2. You don't deny that this wildly self-absorbed jurist puts judicial indiscipline in bold relief, but this doesn't stop you from (imagine that!) directing almost all of your fire at the prosecutor.

For what sin, exactly, is not so clear. Would you have preferred no charges? Is going after gross sexual abuse another instance of The Evil Big Government? Overcriminalization? Lack of compassion? I'm not getting it.

3. The reason I gave so much attention to the judge is that she's the one who made a display of herself. This is not that hard to understand.

4. Just to be clear: The responsibility for any bad stuff coming from this case lies, in order, with the defendant, the people making excuses for child abuse (society is just, gads, so Puritanical, especially those power-drunk prosecutors!), and the judge, who can't just impose a sentence but has to go on and on and on about herself.

These are the self-same judges to whom you want to give 100% power over sentencing, completely and forever cutting out legislative MM's.
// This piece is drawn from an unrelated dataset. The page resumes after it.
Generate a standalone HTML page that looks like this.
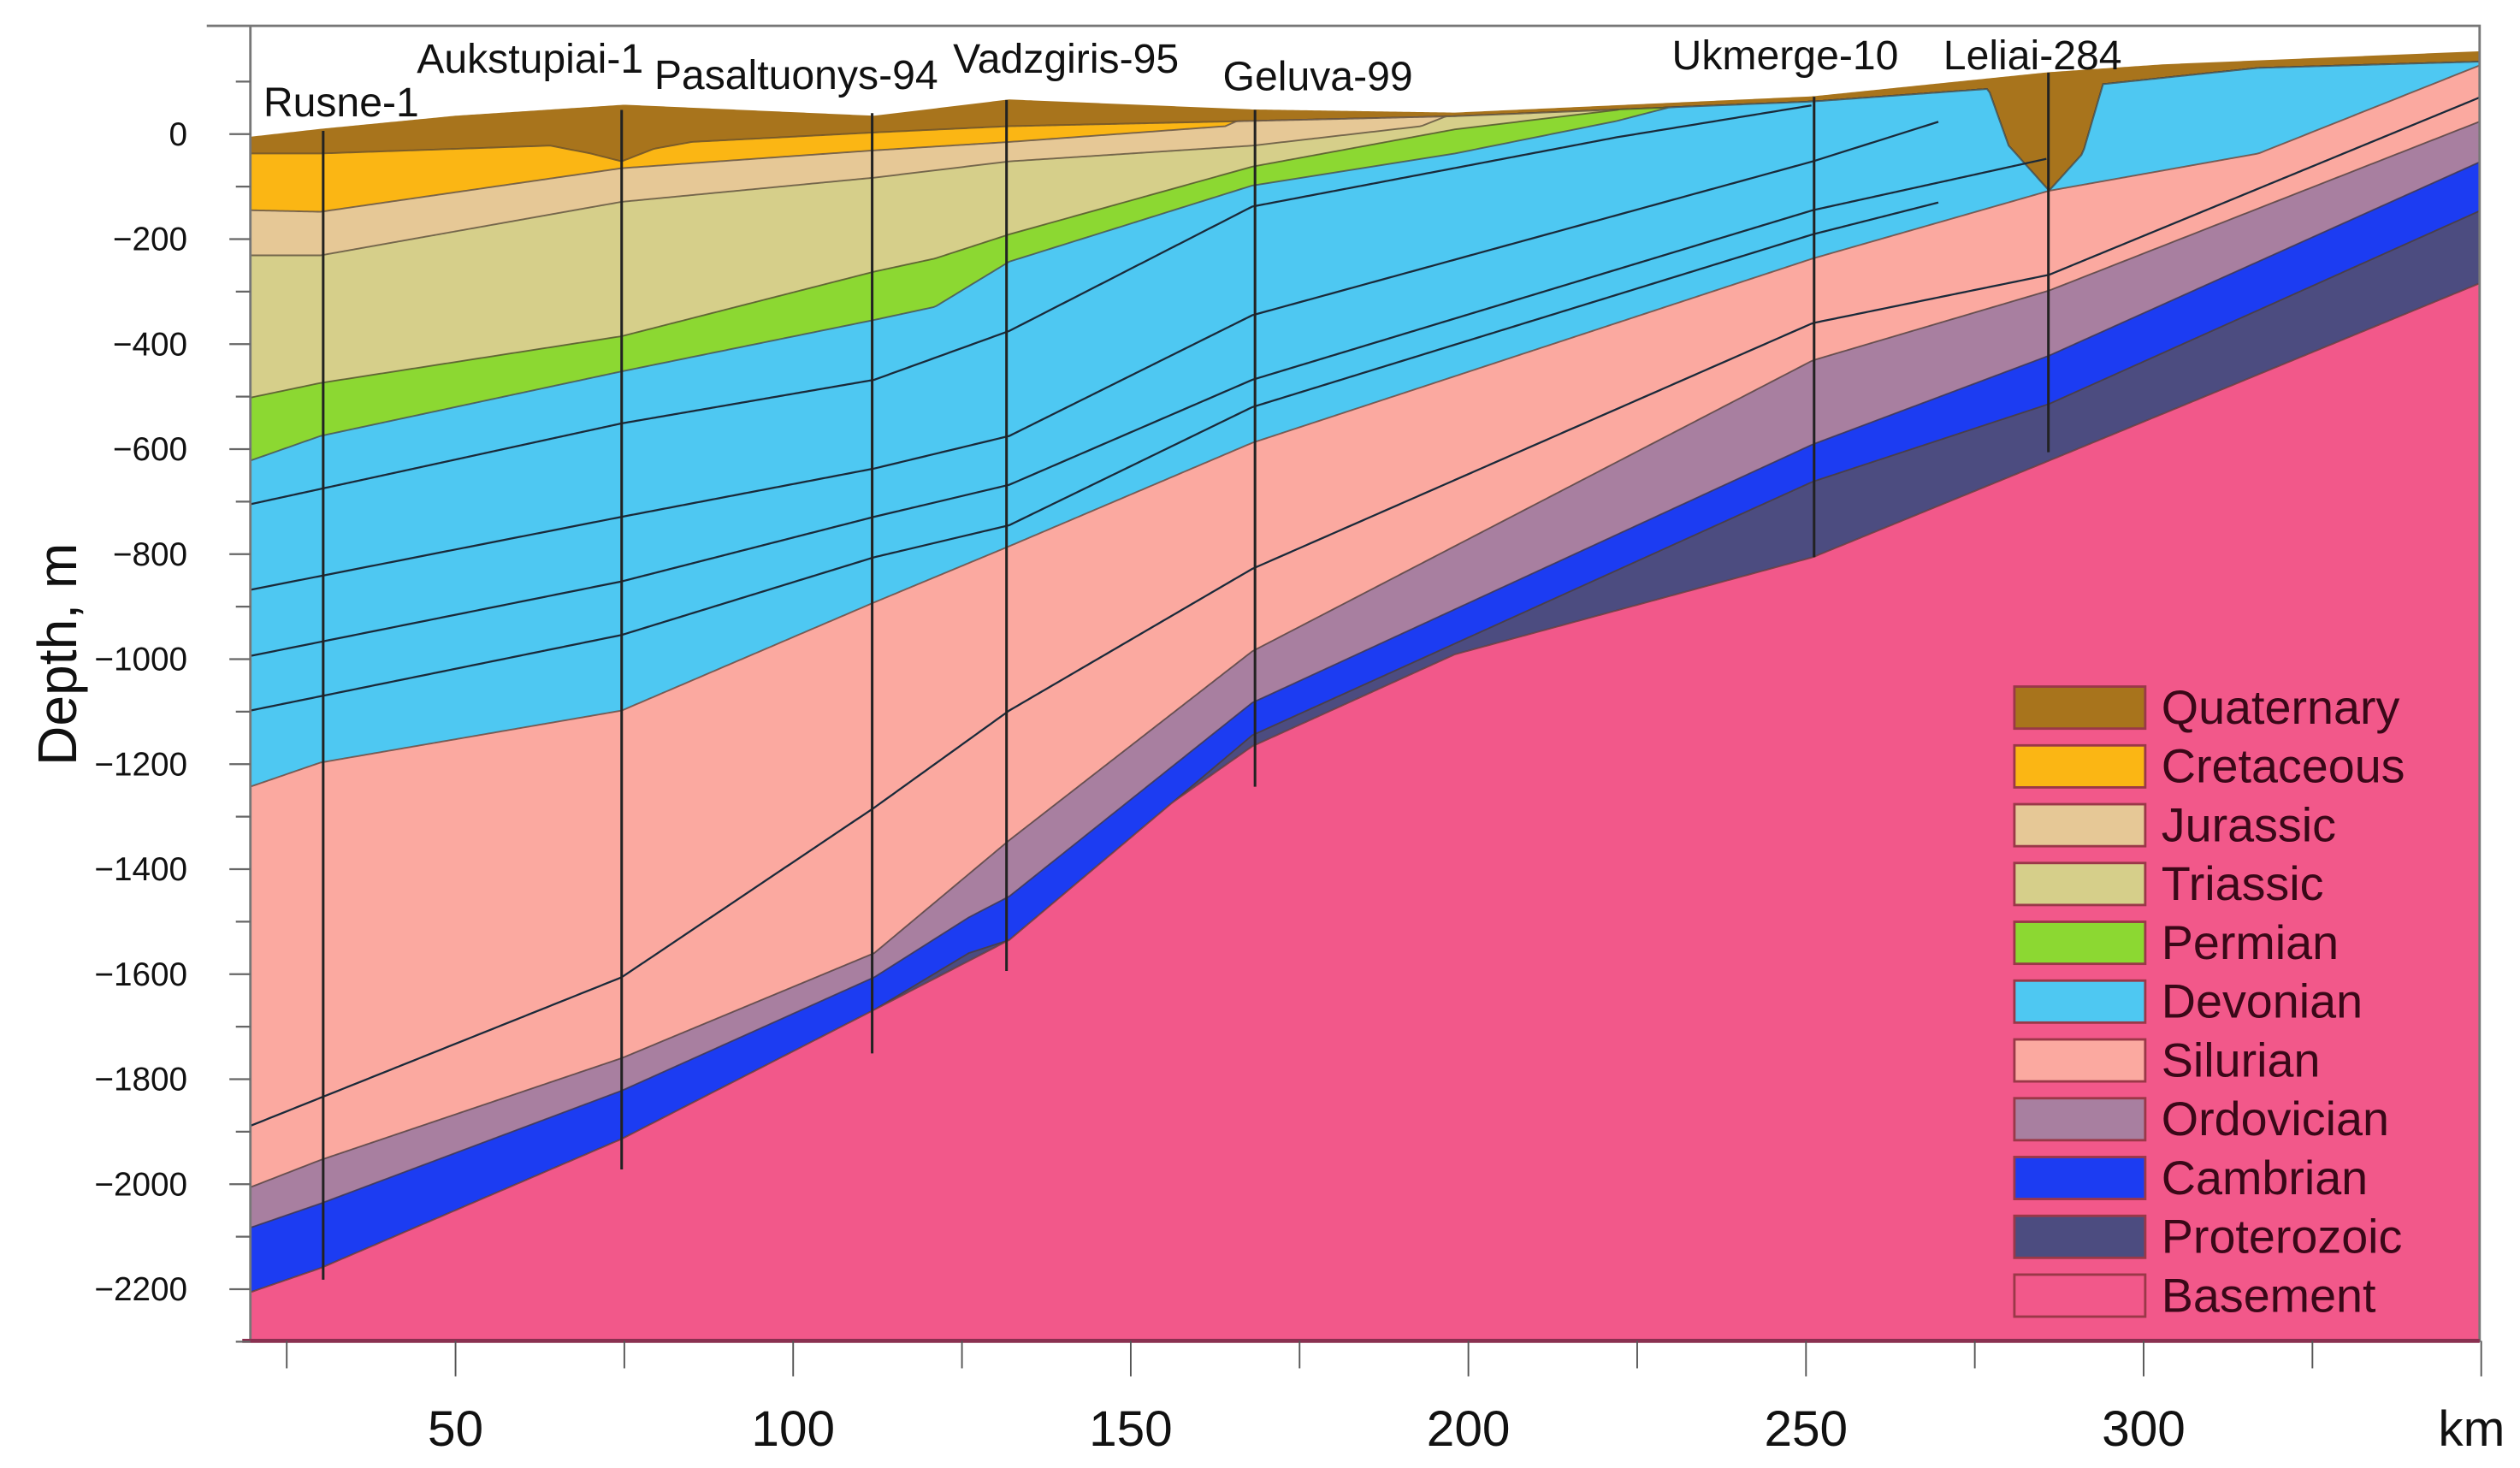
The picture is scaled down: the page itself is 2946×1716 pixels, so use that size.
<!DOCTYPE html>
<html><head><meta charset="utf-8"><style>
html,body{margin:0;padding:0;background:#fff;}
svg{display:block;}
text{font-family:"Liberation Sans",Arial,sans-serif;}
</style></head><body>
<svg id="chart" width="2946" height="1716" viewBox="0 0 1560 908.7" preserveAspectRatio="none" xmlns="http://www.w3.org/2000/svg">
<g id="layers"></g>
<g id="lines"></g>
<g id="wells"></g>
<g id="axes"></g>
<g id="legend"></g>
</svg>
<script>
// ---- data ----
const layerNames = ["Quaternary","Cretaceous","Jurassic","Triassic","Permian","Devonian","Silurian","Ordovician","Cambrian","Proterozoic","Basement"];
const layerColors = ["#a8741c","#fbb614","#e6c896","#d6cf8a","#8cd832","#4ec8f2","#fba9a0","#a87fa0","#1c3cf2","#4c4c80","#f2588a"];
// top boundary of each layer: km positions and depth (m)
const topKm = [
 [19.6,30,50,75,112,132,168,198,251,286,303,350],
 [19.6,30,64,70,74.6,79.4,85,112,132,168,198,251,277,280,286,291,294,317,350],
 [19.6,30,74.6,112,132,164,174,350],
 [19.6,30,74.6,112,132,168,193,210,350],
 [19.6,30,74.6,112,121,132,168,198,222,234,350],
 [19.6,30,74.6,112,121,132,168,198,222,234,350],
 [19.6,30,74.6,112,132,168,251,286,317,350],
 [19.6,30,74.6,112,132,168,251,286,350],
 [19.6,30,74.6,112,126,132,168,251,286,350],
 [19.6,30,74.6,112,126,132,168,251,286,350],
 [19.6,30,74.6,112,132,150,168,198,251,286,350]
];
const topDepth = [
 [-6,9,34,55,34,65,46,40,71,117,132,157],
 [-37,-37,-22,-37,-52,-28,-15,3,15,25,34,62,86,-22,-108,-37,95,126,138],
 [-145,-148,-65,-31,-15,15,71,500],
 [-231,-231,-129,-83,-52,-22,15,102,500],
 [-502,-474,-385,-262,-237,-191,-62,9,46,86,500],
 [-622,-575,-452,-354,-329,-243,-98,-37,25,65,500],
 [-1243,-1197,-1098,-892,-785,-588,-237,-108,-37,132],
 [-2006,-1954,-1760,-1560,-1345,-985,-431,-298,25],
 [-2083,-2037,-1822,-1606,-1492,-1452,-1083,-591,-422,-52],
 [-2206,-2160,-1914,-1668,-1560,-1535,-1145,-662,-514,-145],
 [-2206,-2160,-1914,-1668,-1535,-1329,-1166,-991,-806,-622,-283]
];
// internal horizons
const lineKm = [
 [19.6,74.6,112,132,168,222,251],
 [19.6,74.6,112,132,168,251,270],
 [19.6,74.6,112,132,168,251,286],
 [19.6,74.6,112,132,168,251,270],
 [19.6,74.6,112,132,168,251,286,350]
];
const lineDepth = [
 [-705,-551,-468,-375,-138,-6,55],
 [-868,-729,-637,-575,-345,-52,25],
 [-994,-852,-729,-668,-468,-145,-46],
 [-1098,-954,-806,-745,-520,-191,-129],
 [-1889,-1606,-1283,-1098,-828,-360,-268,71]
];
const wellNames = ["Rusne-1","Aukstupiai-1","Pasaltuonys-94","Vadzgiris-95","Geluva-99","Ukmerge-10","Leliai-284"];
const wellKm = [30.4,74.6,111.7,131.6,168.4,251.2,285.9];
const wellTop = [6,46,40,65,46,71,117];
const wellBottom = [-2182,-1972,-1751,-1594,-1243,-806,-606];
const yTicks = [0,-200,-400,-600,-800,-1000,-1200,-1400,-1600,-1800,-2000,-2200];
const xTicks = [50,100,150,200,250,300];
// ---- scales ----
const KM0=19.6, KM1=349.8, DBOT=-2298;
const X = km => 282 + (km-50)*4.18;
const Y = d => 83 - d*0.325;
const NS="http://www.w3.org/2000/svg";
function mk(tag, attrs, parent){const e=document.createElementNS(NS,tag);for(const k in attrs)e.setAttribute(k,attrs[k]);parent.appendChild(e);return e;}
function interp(xs,ys,x){if(x<=xs[0])return ys[0];if(x>=xs[xs.length-1])return ys[ys.length-1];
 for(let i=1;i<xs.length;i++){if(x<=xs[i]){const t=(x-xs[i-1])/(xs[i]-xs[i-1]);return ys[i-1]+t*(ys[i]-ys[i-1]);}}}
const grid=[];for(let k=KM0;k<KM1;k+=0.4)grid.push(k);grid.push(KM1);
const B=topKm.map((xs,i)=>grid.map(g=>interp(xs,topDepth[i],g)));
for(let i=1;i<B.length;i++)for(let j=0;j<grid.length;j++)B[i][j]=Math.min(B[i][j],B[i-1][j]);
const gL=document.getElementById('layers');
for(let i=0;i<B.length;i++){
 const top=B[i], bot=(i+1<B.length)?B[i+1]:grid.map(()=>DBOT);
 let d="M"+grid.map((g,j)=>X(g).toFixed(2)+","+Y(top[j]).toFixed(2)).join("L");
 for(let j=grid.length-1;j>=0;j--)d+="L"+X(grid[j]).toFixed(2)+","+Y(bot[j]).toFixed(2);
 d+="Z";
 const p=mk('path',{d:d,fill:layerColors[i],stroke:layerColors[i],'stroke-width':0.6},gL);
 
 
 if(i>0){const bl=mk('path',{d:"M"+grid.map((g,j)=>X(g).toFixed(2)+","+Y(top[j]).toFixed(2)).join("L"),fill:"none",stroke:"#4a3a30",'stroke-width':1,'stroke-opacity':0.7},gL);
 
 }
}
const gLn=document.getElementById('lines');
lineKm.forEach((xs,i)=>{
 const g2=grid.filter(g=>g>=xs[0]&&g<=xs[xs.length-1]);
 const p=mk('path',{d:"M"+g2.map(g=>X(g).toFixed(2)+","+Y(interp(xs,lineDepth[i],g)).toFixed(2)).join("L"),fill:"none",stroke:"#1a2a3a",'stroke-width':1.2},gLn);
 
 
});
const gW=document.getElementById('wells');
const labelPos=[[163,72],[258,45],[405,55],[590,45],[757,56],[1035,43],[1203,43]];
wellNames.forEach((n,i)=>{
 const l=mk('line',{x1:X(wellKm[i]),x2:X(wellKm[i]),y1:Y(wellTop[i]),y2:Y(wellBottom[i]),stroke:"#222",'stroke-width':1.6},gW);
 
 
 const t=mk('text',{x:labelPos[i][0],y:labelPos[i][1],'font-size':25.5,fill:"#111"},gW);
 t.textContent=n;
 
 
});
const gA=document.getElementById('axes');
const fr=mk('path',{d:"M128,16H1535V830H155V16",fill:"none",stroke:"#777",'stroke-width':1.5},gA);


const bl=mk('line',{x1:150,x2:1535,y1:830,y2:830,stroke:"#8a3050",'stroke-width':2.5},gA);


for(let d=100;d>=-2300;d-=100){
 const major=d%200===0;
 const t=mk('line',{x1:major?142:146,x2:155,y1:Y(d),y2:Y(d),stroke:"#666",'stroke-width':1.2},gA);
 
 
}
yTicks.forEach(v=>{
 const t=mk('text',{x:116,y:Y(v)+7,'font-size':20.5,'text-anchor':'end',fill:"#111"},gA);
 t.textContent=v===0?"0":"\u2212"+Math.abs(v);
 
 
});
for(let k=25;k<=350;k+=25){
 const major=k%50===0;
 const t=mk('line',{x1:X(k),x2:X(k),y1:830,y2:major?852:847,stroke:"#555",'stroke-width':1},gA);
 
 
}
xTicks.forEach(v=>{
 const t=mk('text',{x:X(v),y:895,'font-size':31,'text-anchor':'middle',fill:"#111"},gA);
 t.textContent=v;
 
 
});
const km=mk('text',{x:1530,y:895,'font-size':31,'text-anchor':'middle',fill:"#111"},gA);
km.textContent="km";


const yt=mk('text',{x:0,y:0,'font-size':34,'text-anchor':'middle',fill:"#111",transform:"translate(47,405) rotate(-90)"},gA);
yt.textContent="Depth, m";


const gG=document.getElementById('legend');
layerNames.forEach((n,i)=>{
 const cy=438+i*36.4;
 const r=mk('rect',{x:1247,y:cy-13,width:81,height:26,fill:layerColors[i],stroke:"#9a3848",'stroke-width':1.5},gG);
 
 
 const t=mk('text',{x:1338,y:cy+10,'font-size':29.5,fill:"#3a0818"},gG);
 t.textContent=n;
 
 
});
</script>
</body></html>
This case illustrates the extent of the subjectivity that makes such power ill-advised. And that, I suspect, is the actual reason you take such an interest in it.

Bill, I think can be even more brief in response:

1. Who is discussing crime rates? If that is your relevant metric, I'd think you'd want to praise the judge for suggesting prison rape should be added to prison or for giving Nasser the max sentence that the prosecutors allowed under the plea deal. (Note that this was not a max sentence, but the max allowed under the deal struck.) Also, notably, why no praise for this judge's attentiveness to crime victims while taking shots at the defense on this front?

2. I seek no "fire" for prosecutors, only light. I get that Mueller et al. prefer to work in secret, but what is wrong seeking to shine more light on their discretionary decisions here and elsewhere? Are you against prosecutorial transparency and scrutiny or do you think it wise to foster prosecutorial secret societies?

3. I'm not confused why you were eager to criticize a sentencing judge, but that judge's actions followed the (often hidden) work of prosecutors that I think merit noticing here.

4. I'm not lamenting "bad stuff" in this case, but showcasing the role of prosecutors with 100% power setting the parameters and environment for a judge's exercise of sentencing discretion. (And now that I think of it, this case provides a great example of how prosecutors often can and do, through pleas, limit judicial discretion without concerns for statutory mandates.) One would think that you'd see the latest FBI/DOJ uglieness as more proof that prosecutorial "subjectivity" may be much more rampant, more hidden and thus harder to see and correct than any judicial subjectivity. But IO suppose once a member of a secret society, always a member.